10. Having achieved fame for repelling the Allied attack at Gallipoli, this individual was able to take advantage of the Ottoman Empire's crumbling situation following World War I to establish the Republic of Turkey and serve as its first President. Under his iron-willed leadership, he established a secularized nation-state free of the dismantled Caliphate, replaced the Arabic alphabet with the Latin one, created legal and economic systems based on Western ones, made education free and compulsory while establishing a great number of new schools, gave women civil and equal rights, and pushed his people to imitate Western dress and culture. Who was this man who finished off the Ottoman Empire and thrust "the sick man of Europe" into the modernized world?

Answer: Kemal Ataturk

Kemal Ataturk (1881-1938) was born Ali Riza oglu Mustafa and, according to many sources was given the name of Kemal by one of his mathematics instructors when he was a youth. "Kemal" means "perfection" or "maturity" and was meant to praise Mustafa for his exceptional accomplishments in his mathematical studies. In the 1930's Ataturk published a brochure of geometrical terms and definitions that were still begin used at the beginning of the twenty-first century. In 1934, Mustafa was granted by Turkey's Parliament the surname "Ataturk", which means "father of the Turks".

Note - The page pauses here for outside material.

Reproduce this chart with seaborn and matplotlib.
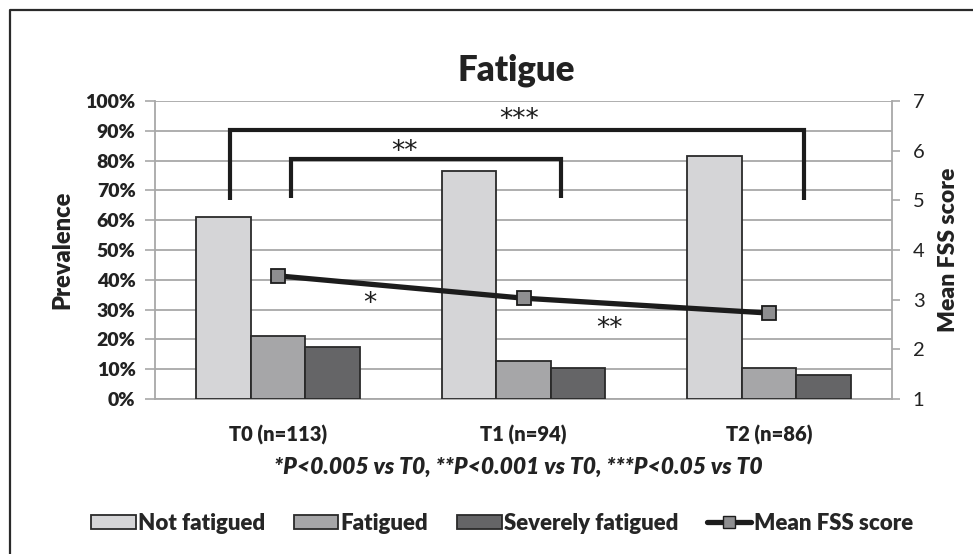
import matplotlib
matplotlib.use("Agg")
import matplotlib.pyplot as plt
import matplotlib.lines as mlines
import matplotlib.patches as mpatches
import pandas as pd
import seaborn as sns

# Data
categories = ["T0 (n=113)", "T1 (n=94)", "T2 (n=86)"]
groups = ["Not fatigued", "Fatigued", "Severely fatigued"]
not_fatigued = [0.61, 0.765, 0.815]
fatigued = [0.212, 0.127, 0.104]
severely_fatigued = [0.175, 0.104, 0.080]
mean_fss = [3.48, 3.03, 2.73]
pct_ticks = [0.0, 0.1, 0.2, 0.3, 0.4, 0.5, 0.6, 0.7, 0.8, 0.9, 1.0]
pct_labels = ["0%", "10%", "20%", "30%", "40%", "50%", "60%", "70%", "80%", "90%", "100%"]
fss_ticks = [1, 2, 3, 4, 5, 6, 7]

sns.set_theme(style="white")
plt.rcParams["font.family"] = ["Lato", "DejaVu Sans"]

df = pd.DataFrame({
    "time": categories * 3,
    "group": [g for g in groups for _ in categories],
    "value": not_fatigued + fatigued + severely_fatigued,
})

bar_colors = ["#d5d5d7", "#a6a6a8", "#656567"]
edge = "#2a2a2a"
grid_c = "#a8a8a8"
ink = "#1c1c1c"
txt = "#222222"
heavy = "heavy"

fig = plt.figure(figsize=(9.73, 5.54), dpi=100)
ax = fig.add_axes([155 / 973, 1 - 399 / 554, (892 - 155) / 973, (399 - 101) / 554])

sns.barplot(data=df, x="time", y="value", hue="group", hue_order=groups,
            order=categories, palette=bar_colors, width=0.667,
            edgecolor=edge, linewidth=1.3, saturation=1, ax=ax, zorder=3)
ax.get_legend().remove()

ax.set_ylim(0, 1)
ax.set_xlim(-0.5, 2.5)
ax.set_yticks(pct_ticks)
ax.set_yticklabels(pct_labels, fontsize=14, fontweight=heavy, color=txt)
ax.yaxis.grid(True, color=grid_c, linewidth=1.3, zorder=0)
ax.set_axisbelow(True)
ax.set_xticks([0, 1, 2])
ax.set_xticklabels(categories, fontsize=14.5, fontweight=heavy, color=txt)
ax.set_xticks([-0.5, 0.5, 1.5, 2.5], minor=True)
ax.tick_params(axis="x", which="major", length=0, pad=19)
ax.tick_params(axis="x", which="minor", length=8, width=1.2, color=grid_c, direction="out")
ax.tick_params(axis="y", length=7, width=1.2, color=grid_c, direction="out", pad=7, left=True)
ax.set_xlabel("")
ax.set_ylabel("Prevalence", fontsize=17, fontweight=heavy, color=txt, labelpad=9)
for side in ["top", "right"]:
    ax.spines[side].set_visible(False)
for side in ["left", "bottom"]:
    ax.spines[side].set_color(grid_c)
    ax.spines[side].set_linewidth(1.3)

# Mean FSS score on the secondary axis
ax2 = ax.twinx()
sns.lineplot(x=[0, 1, 2], y=mean_fss, ax=ax2, color=ink, linewidth=3.8,
             marker="s", markersize=10, markerfacecolor="#8e8e90",
             markeredgecolor=ink, markeredgewidth=1.3, zorder=5)
ax2.set_ylim(1, 7)
ax2.set_yticks(fss_ticks)
ax2.set_yticklabels([str(t) for t in fss_ticks], fontsize=14.5, color=txt)
ax2.tick_params(axis="y", length=6, width=1.2, color=grid_c, direction="out", pad=9, right=True)
ax2.set_ylabel("Mean FSS score", fontsize=16.5, fontweight=heavy, color=txt, labelpad=10)
for side in ["top", "left", "bottom"]:
    ax2.spines[side].set_visible(False)
ax2.spines["right"].set_color(grid_c)
ax2.spines["right"].set_linewidth(1.3)
ax2.set_xlim(-0.5, 2.5)

# Significance brackets
def bracket(x0, x1, top, foot):
    ax.plot([x0, x0, x1, x1], [foot, top, top, foot], color=ink, linewidth=3,
            solid_joinstyle="miter", solid_capstyle="butt", zorder=6, clip_on=False)

bracket(-0.195, 2.142, 0.904, 0.667)
bracket(0.053, 1.154, 0.806, 0.675)
star_kw = dict(ha="center", va="center", fontsize=19, color=ink, zorder=7,
               family=["DejaVu Sans"])
ax.text(0.984, 0.935, "***", **star_kw)
ax.text(0.516, 0.83, "**", **star_kw)
ax.text(0.374, 0.32, "*", **star_kw)
ax.text(1.35, 0.235, "**", **star_kw)

fig.text(516 / 973, 1 - 70 / 554, "Fatigue", ha="center", va="center",
         fontsize=25, fontweight=heavy, color=txt)
fig.text(518 / 973, 1 - 467 / 554, "*P<0.005 vs T0, **P<0.001 vs T0, ***P<0.05 vs T0",
         ha="center", va="center", fontsize=16.5, fontweight=heavy,
         fontstyle="italic", color=txt)

# Legend
handles = [mpatches.Patch(facecolor=c, edgecolor=edge, linewidth=1.3) for c in bar_colors]
handles.append(mlines.Line2D([], [], color=ink, linewidth=3.8, marker="s", markersize=9,
                             markerfacecolor="#8e8e90", markeredgecolor=ink))
labels = groups + ["Mean FSS score"]
fig.legend(handles, labels, loc="center", bbox_to_anchor=(502 / 973, 1 - 523 / 554),
           ncol=4, frameon=False, handlelength=2.0, handleheight=0.6,
           handletextpad=0.1, columnspacing=1.3,
           prop={"size": 16, "weight": heavy})

# Partial frame on the left and top edges
fig.add_artist(mlines.Line2D([10 / 973, 10 / 973, 1], [0, 1 - 10 / 554, 1 - 10 / 554],
                             transform=fig.transFigure, color="#2a2a2a", linewidth=1.6))

fig.savefig("out.png", dpi=100)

Ataturk remains one of the most historically significant people from Turkey. He believed that the Turkish system of clerical rule and government was not a system for continued success and that Western systems were more promising. However, he was by no means an enemy of Islam or a supporter of all things Western. He remained Muslim all of of his life as well as a celebrant of Turkish culture and nationalism. What he accomplished was truly significant during his short role as Turkey's President, an office he held from 1923 until his death in 1938. He managed to separate church and state, and this allowed the people of his nation access to the kind of education the majority of the Western world was experiencing. In fact, Ataturk invited the great American educator John Dewey to Turkey and modeled their system of schools after his philosophies. Ataturk also led the revision of Turkey's civil code after Switzerland's and Turkey's penal code after Italy's. Because of his leadership, he is considered a heroic figure to a great number of the followers of Islam.